## The task
Only the pictures are to be left out; set down the rest of the records exactly.

## Input

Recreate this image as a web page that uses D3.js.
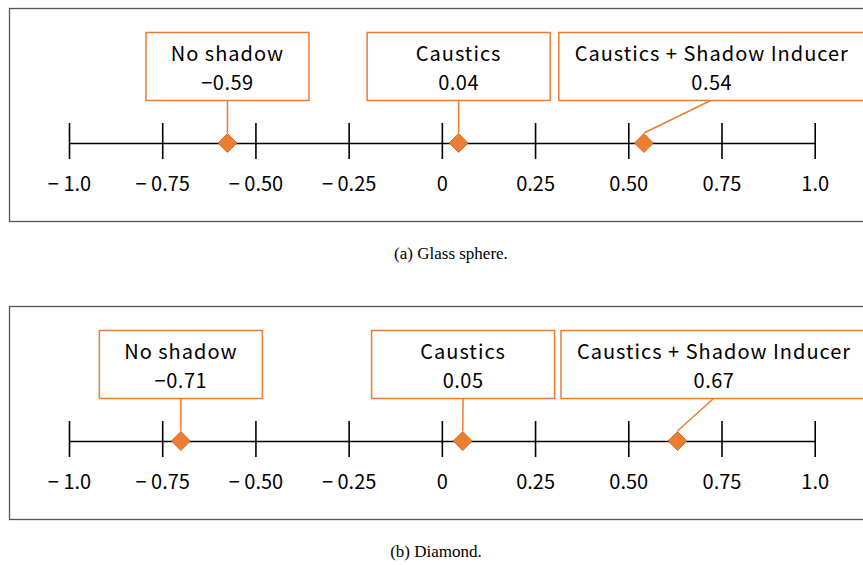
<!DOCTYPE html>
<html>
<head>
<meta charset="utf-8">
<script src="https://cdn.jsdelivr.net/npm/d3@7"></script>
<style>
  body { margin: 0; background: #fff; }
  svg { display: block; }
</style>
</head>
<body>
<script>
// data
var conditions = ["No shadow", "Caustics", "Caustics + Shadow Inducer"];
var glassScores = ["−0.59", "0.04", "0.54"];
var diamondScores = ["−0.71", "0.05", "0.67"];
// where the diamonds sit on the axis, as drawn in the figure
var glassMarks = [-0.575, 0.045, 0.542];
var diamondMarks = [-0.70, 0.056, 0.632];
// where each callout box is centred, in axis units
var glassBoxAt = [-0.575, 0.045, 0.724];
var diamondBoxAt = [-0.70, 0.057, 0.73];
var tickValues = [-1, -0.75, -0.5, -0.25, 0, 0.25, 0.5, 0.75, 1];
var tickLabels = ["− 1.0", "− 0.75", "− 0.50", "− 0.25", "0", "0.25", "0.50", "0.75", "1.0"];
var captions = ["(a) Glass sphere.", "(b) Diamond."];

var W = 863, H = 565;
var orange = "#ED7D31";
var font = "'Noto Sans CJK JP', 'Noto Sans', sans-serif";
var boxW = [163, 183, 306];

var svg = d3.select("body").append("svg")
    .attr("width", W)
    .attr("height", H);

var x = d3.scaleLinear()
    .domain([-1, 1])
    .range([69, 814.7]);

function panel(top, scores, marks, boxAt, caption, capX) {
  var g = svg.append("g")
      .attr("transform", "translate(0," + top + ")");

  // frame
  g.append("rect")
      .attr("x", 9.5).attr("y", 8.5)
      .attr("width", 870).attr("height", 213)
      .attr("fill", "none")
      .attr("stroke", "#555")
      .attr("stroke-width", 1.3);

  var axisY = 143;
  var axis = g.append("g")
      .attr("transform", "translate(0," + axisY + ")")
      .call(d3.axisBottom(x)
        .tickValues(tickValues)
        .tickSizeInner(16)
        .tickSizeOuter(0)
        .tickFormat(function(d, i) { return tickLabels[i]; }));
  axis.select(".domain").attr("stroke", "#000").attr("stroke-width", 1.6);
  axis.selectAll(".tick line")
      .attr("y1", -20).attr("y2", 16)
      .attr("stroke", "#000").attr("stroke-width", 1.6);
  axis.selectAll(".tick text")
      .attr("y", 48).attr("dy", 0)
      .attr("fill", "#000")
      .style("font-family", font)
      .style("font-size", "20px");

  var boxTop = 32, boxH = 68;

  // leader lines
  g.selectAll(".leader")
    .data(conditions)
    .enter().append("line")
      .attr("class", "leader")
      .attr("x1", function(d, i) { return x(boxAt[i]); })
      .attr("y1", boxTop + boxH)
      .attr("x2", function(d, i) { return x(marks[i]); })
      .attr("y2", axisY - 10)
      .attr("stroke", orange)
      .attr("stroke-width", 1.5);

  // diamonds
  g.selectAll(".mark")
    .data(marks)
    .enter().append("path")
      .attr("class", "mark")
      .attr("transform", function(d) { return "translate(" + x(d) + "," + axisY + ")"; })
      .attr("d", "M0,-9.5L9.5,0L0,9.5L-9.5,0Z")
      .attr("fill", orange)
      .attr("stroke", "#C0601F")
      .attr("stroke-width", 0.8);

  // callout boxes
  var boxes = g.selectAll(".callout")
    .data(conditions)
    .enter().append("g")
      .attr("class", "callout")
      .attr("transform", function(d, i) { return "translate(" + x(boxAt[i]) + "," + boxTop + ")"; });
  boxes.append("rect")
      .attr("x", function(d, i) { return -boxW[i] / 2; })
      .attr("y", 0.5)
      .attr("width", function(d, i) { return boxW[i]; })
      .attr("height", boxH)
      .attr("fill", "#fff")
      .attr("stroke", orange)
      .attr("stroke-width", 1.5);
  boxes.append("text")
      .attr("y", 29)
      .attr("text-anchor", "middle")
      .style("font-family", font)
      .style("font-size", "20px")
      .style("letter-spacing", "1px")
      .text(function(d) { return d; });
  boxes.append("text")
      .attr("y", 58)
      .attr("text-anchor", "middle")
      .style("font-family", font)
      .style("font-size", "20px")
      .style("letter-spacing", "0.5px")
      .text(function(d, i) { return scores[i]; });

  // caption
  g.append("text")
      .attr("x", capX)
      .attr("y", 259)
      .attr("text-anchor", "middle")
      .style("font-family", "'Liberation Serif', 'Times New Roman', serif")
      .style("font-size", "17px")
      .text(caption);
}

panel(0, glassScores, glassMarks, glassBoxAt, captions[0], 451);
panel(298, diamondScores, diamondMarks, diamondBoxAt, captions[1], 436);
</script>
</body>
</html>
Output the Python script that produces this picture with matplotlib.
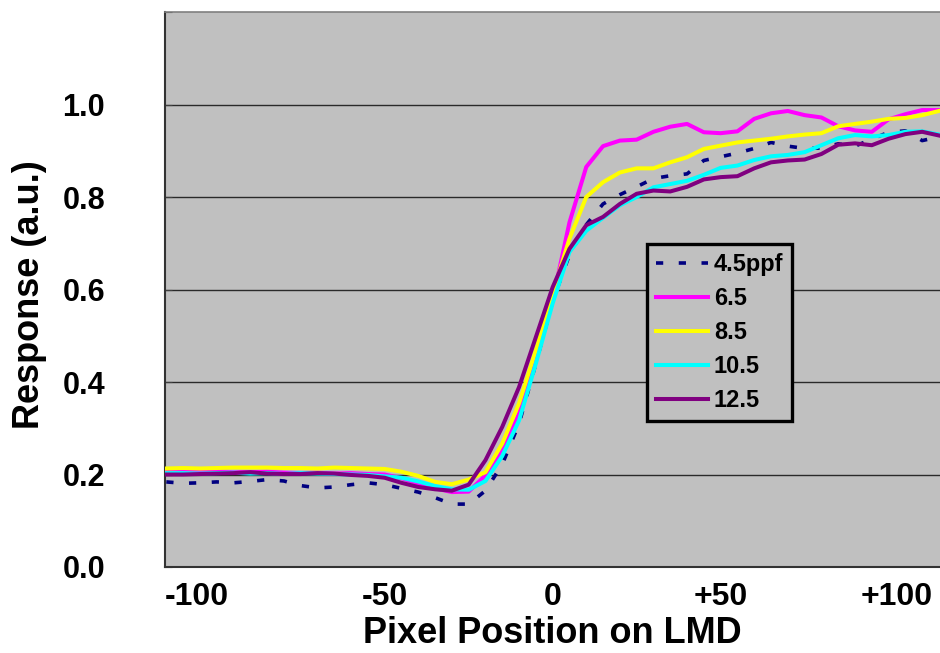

## Task result
Recreate this image as a web page that uses D3.js.
<!DOCTYPE html>
<html>
<head>
<meta charset="utf-8">
<script src="https://cdn.jsdelivr.net/npm/d3@7"></script>
<style>
  body { margin: 0; background: #fff; }
  svg { display: block; }
</style>
</head>
<body>
<script>
// data
var conditions = ["No shadow", "Caustics", "Caustics + Shadow Inducer"];
var glassScores = ["−0.59", "0.04", "0.54"];
var diamondScores = ["−0.71", "0.05", "0.67"];
// where the diamonds sit on the axis, as drawn in the figure
var glassMarks = [-0.575, 0.045, 0.542];
var diamondMarks = [-0.70, 0.056, 0.632];
// where each callout box is centred, in axis units
var glassBoxAt = [-0.575, 0.045, 0.724];
var diamondBoxAt = [-0.70, 0.057, 0.73];
var tickValues = [-1, -0.75, -0.5, -0.25, 0, 0.25, 0.5, 0.75, 1];
var tickLabels = ["− 1.0", "− 0.75", "− 0.50", "− 0.25", "0", "0.25", "0.50", "0.75", "1.0"];
var captions = ["(a) Glass sphere.", "(b) Diamond."];

var W = 863, H = 565;
var orange = "#ED7D31";
var font = "'Noto Sans CJK JP', 'Noto Sans', sans-serif";
var boxW = [163, 183, 306];

var svg = d3.select("body").append("svg")
    .attr("width", W)
    .attr("height", H);

var x = d3.scaleLinear()
    .domain([-1, 1])
    .range([69, 814.7]);

function panel(top, scores, marks, boxAt, caption, capX) {
  var g = svg.append("g")
      .attr("transform", "translate(0," + top + ")");

  // frame
  g.append("rect")
      .attr("x", 9.5).attr("y", 8.5)
      .attr("width", 870).attr("height", 213)
      .attr("fill", "none")
      .attr("stroke", "#555")
      .attr("stroke-width", 1.3);

  var axisY = 143;
  var axis = g.append("g")
      .attr("transform", "translate(0," + axisY + ")")
      .call(d3.axisBottom(x)
        .tickValues(tickValues)
        .tickSizeInner(16)
        .tickSizeOuter(0)
        .tickFormat(function(d, i) { return tickLabels[i]; }));
  axis.select(".domain").attr("stroke", "#000").attr("stroke-width", 1.6);
  axis.selectAll(".tick line")
      .attr("y1", -20).attr("y2", 16)
      .attr("stroke", "#000").attr("stroke-width", 1.6);
  axis.selectAll(".tick text")
      .attr("y", 48).attr("dy", 0)
      .attr("fill", "#000")
      .style("font-family", font)
      .style("font-size", "20px");

  var boxTop = 32, boxH = 68;

  // leader lines
  g.selectAll(".leader")
    .data(conditions)
    .enter().append("line")
      .attr("class", "leader")
      .attr("x1", function(d, i) { return x(boxAt[i]); })
      .attr("y1", boxTop + boxH)
      .attr("x2", function(d, i) { return x(marks[i]); })
      .attr("y2", axisY - 10)
      .attr("stroke", orange)
      .attr("stroke-width", 1.5);

  // diamonds
  g.selectAll(".mark")
    .data(marks)
    .enter().append("path")
      .attr("class", "mark")
      .attr("transform", function(d) { return "translate(" + x(d) + "," + axisY + ")"; })
      .attr("d", "M0,-9.5L9.5,0L0,9.5L-9.5,0Z")
      .attr("fill", orange)
      .attr("stroke", "#C0601F")
      .attr("stroke-width", 0.8);

  // callout boxes
  var boxes = g.selectAll(".callout")
    .data(conditions)
    .enter().append("g")
      .attr("class", "callout")
      .attr("transform", function(d, i) { return "translate(" + x(boxAt[i]) + "," + boxTop + ")"; });
  boxes.append("rect")
      .attr("x", function(d, i) { return -boxW[i] / 2; })
      .attr("y", 0.5)
      .attr("width", function(d, i) { return boxW[i]; })
      .attr("height", boxH)
      .attr("fill", "#fff")
      .attr("stroke", orange)
      .attr("stroke-width", 1.5);
  boxes.append("text")
      .attr("y", 29)
      .attr("text-anchor", "middle")
      .style("font-family", font)
      .style("font-size", "20px")
      .style("letter-spacing", "1px")
      .text(function(d) { return d; });
  boxes.append("text")
      .attr("y", 58)
      .attr("text-anchor", "middle")
      .style("font-family", font)
      .style("font-size", "20px")
      .style("letter-spacing", "0.5px")
      .text(function(d, i) { return scores[i]; });

  // caption
  g.append("text")
      .attr("x", capX)
      .attr("y", 259)
      .attr("text-anchor", "middle")
      .style("font-family", "'Liberation Serif', 'Times New Roman', serif")
      .style("font-size", "17px")
      .text(caption);
}

panel(0, glassScores, glassMarks, glassBoxAt, captions[0], 451);
panel(298, diamondScores, diamondMarks, diamondBoxAt, captions[1], 436);
</script>
</body>
</html>
Output the Python script that produces this picture with matplotlib.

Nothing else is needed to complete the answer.